Gold, silver rates today: Comex gold drops $125/oz, silver falls $3/oz as crude rally fuels inflation fears - MSN
“Mainstream panic,”
The mainstream financial media is once again missing the forest for the trees, spinning narratives that defy common sense for anyone holding physical metal. Gold dropping $125/oz and silver falling $3/oz because "crude rally fuels inflation fears" is precisely the kind of contorted logic that creates opportunities for stackers. Let's be clear: a rally in crude is inflation. It's not a fear; it's a present reality. When the cost of energy, the lifeblood of the global economy, skyrockets, it means your purchasing power is eroding. Gold and silver exist to protect against that erosion, not to fall because of it.
This kind of single-day move in gold is significant. A $125 drop from a high point means the paper market orchestrated a roughly 2.6% decline. While not unprecedented, a move of this magnitude hasn't been seen consistently since the liquidity crunch of March 2020, when the everything-sell-off briefly hit precious metals before the real inflation story took hold. The setup is similar now, but the narrative is reversed. Then, it was a flight to dollars. Today, it's a bizarre interpretation of inflation. The COMEX paper market, driven by algorithms and short-sellers, is fabricating a reason to shake out weak hands, despite the fundamental truth that persistent, accelerating inflation is a bullish signal for gold.
Silver, as always, exaggerates the move, dropping $3/oz for a roughly 3.8% decline. It shows its characteristic volatility. The argument that "inflation fears" are hurting silver is particularly nonsensical when you consider silver's dual role. Yes, it's a monetary metal like gold, but it's also a critical industrial metal. If crude is rallying, it implies economic activity and demand, which should be positive for silver's industrial component. The only logical explanation for silver's plunge alongside gold under this headline is synchronized paper selling designed to engineer a lower spot price, not a genuine shift in physical demand or fundamental value.
For those of us holding physical metal, this isn't a setback; it's a fire sale. The current spot levels of gold at $4640.7 and silver at $74.91 are presenting a discount created by the paper market's disconnect from reality. Central banks globally continue to stack gold at a record pace because they understand what crude at elevated levels means for currency devaluation. They are not selling into "inflation fears." They are buying into the reality of persistent inflation. This dip is a gift, another chance to add ounces to your stack at a price the paper manipulators are willing to temporarily offer.

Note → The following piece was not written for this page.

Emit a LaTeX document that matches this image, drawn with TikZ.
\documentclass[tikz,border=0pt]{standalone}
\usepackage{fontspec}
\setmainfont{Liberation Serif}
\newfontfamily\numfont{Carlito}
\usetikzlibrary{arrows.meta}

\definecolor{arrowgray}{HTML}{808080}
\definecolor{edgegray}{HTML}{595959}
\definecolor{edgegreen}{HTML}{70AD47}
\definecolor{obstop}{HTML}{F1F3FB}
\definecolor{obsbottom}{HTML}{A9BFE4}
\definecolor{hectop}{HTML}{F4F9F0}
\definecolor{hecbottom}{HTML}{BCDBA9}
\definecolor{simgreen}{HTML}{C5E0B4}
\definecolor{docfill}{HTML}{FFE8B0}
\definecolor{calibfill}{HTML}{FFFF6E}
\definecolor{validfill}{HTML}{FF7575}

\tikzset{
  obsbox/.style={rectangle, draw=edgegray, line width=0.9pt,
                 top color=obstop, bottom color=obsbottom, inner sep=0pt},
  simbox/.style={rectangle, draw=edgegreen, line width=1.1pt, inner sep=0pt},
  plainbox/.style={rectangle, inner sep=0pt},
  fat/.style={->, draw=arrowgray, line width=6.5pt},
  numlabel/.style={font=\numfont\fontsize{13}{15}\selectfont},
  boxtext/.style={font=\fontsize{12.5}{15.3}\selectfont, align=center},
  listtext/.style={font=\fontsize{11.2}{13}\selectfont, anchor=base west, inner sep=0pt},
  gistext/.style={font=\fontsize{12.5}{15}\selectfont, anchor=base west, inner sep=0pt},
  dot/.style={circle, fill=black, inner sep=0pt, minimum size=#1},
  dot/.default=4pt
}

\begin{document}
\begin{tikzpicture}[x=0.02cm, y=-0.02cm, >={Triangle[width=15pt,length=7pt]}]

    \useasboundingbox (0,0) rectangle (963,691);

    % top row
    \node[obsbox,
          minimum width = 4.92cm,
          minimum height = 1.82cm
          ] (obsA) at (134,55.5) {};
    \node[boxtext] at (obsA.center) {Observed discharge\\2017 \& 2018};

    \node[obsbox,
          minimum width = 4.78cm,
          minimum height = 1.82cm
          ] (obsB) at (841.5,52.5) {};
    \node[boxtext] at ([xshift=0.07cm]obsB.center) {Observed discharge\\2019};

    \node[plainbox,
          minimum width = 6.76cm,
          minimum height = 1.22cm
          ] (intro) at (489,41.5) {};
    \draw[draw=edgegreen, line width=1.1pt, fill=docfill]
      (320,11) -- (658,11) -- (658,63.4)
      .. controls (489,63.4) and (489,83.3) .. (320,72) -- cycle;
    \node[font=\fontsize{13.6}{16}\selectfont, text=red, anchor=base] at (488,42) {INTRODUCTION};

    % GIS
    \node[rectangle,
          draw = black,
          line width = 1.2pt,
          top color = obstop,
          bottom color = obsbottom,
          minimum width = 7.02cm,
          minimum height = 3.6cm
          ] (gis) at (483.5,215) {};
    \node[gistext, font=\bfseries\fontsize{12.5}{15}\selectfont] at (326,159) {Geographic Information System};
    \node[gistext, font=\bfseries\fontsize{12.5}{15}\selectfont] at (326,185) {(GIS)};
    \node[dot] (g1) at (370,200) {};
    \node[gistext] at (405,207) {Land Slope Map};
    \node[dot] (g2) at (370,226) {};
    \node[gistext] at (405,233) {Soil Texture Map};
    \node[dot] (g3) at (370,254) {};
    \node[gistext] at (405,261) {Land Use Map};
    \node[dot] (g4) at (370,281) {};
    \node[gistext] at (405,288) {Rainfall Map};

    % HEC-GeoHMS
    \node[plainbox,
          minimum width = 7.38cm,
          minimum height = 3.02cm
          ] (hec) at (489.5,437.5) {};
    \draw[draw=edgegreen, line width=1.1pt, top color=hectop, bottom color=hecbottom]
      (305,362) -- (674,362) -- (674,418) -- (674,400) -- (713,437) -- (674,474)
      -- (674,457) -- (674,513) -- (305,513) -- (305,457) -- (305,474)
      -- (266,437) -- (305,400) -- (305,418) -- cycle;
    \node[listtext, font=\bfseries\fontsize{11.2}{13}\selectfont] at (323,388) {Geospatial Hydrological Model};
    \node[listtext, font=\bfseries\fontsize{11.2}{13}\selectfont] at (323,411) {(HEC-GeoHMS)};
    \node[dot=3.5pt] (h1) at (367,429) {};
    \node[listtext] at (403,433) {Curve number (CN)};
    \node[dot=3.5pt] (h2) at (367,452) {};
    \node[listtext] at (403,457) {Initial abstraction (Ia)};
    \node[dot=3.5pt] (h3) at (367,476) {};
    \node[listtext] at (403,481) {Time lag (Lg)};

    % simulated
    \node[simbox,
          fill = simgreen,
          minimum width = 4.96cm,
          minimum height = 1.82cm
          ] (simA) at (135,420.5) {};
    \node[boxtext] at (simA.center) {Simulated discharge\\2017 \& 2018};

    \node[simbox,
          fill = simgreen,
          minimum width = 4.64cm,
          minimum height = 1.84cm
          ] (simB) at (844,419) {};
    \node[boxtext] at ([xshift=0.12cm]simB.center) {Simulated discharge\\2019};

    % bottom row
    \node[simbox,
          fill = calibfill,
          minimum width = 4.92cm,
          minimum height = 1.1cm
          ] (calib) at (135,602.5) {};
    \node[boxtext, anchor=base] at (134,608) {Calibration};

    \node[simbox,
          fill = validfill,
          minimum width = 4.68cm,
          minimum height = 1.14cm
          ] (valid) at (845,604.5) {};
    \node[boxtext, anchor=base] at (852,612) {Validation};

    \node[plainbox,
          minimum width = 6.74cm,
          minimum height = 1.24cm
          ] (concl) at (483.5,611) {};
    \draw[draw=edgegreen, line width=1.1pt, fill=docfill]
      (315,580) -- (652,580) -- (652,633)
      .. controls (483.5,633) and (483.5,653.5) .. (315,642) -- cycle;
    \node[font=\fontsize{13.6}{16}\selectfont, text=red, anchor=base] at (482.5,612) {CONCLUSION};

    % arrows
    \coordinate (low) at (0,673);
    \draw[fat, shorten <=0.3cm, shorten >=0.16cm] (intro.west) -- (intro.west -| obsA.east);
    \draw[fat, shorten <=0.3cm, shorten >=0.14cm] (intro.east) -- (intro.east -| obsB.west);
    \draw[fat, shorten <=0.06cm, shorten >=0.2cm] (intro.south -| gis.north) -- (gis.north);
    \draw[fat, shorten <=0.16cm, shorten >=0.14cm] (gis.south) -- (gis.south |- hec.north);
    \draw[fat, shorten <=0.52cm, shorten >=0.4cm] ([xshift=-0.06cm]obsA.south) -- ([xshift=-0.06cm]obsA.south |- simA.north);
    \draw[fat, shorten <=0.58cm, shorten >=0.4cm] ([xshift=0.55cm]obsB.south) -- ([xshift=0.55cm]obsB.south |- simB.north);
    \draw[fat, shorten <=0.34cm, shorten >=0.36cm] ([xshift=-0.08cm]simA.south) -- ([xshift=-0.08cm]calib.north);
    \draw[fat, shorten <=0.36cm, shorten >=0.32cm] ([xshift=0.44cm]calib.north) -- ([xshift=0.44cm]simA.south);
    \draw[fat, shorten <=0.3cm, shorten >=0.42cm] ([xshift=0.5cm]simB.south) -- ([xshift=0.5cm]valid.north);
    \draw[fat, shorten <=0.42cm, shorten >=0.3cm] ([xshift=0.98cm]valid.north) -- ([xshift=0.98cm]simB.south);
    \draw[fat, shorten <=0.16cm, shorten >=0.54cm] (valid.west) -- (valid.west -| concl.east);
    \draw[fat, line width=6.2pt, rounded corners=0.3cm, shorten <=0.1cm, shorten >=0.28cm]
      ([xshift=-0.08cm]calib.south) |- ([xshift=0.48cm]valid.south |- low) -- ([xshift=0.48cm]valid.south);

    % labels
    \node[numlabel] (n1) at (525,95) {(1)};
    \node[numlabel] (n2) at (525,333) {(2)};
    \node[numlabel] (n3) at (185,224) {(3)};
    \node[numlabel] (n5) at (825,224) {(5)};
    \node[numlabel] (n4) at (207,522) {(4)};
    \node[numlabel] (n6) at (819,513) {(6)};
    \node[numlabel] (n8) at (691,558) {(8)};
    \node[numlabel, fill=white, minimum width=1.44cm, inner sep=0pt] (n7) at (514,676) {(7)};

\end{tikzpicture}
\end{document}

Do not be swayed by the fearmongering of a $125 gold drop. The underlying forces driving the long-term upward trend for precious metals remain firmly in place: relentless fiat currency debasement, escalating geopolitical instability, and central banks losing control of the inflation narrative. Watch for continued strength in crude and other commodities. That's the real story, and it points directly to higher highs for gold and silver.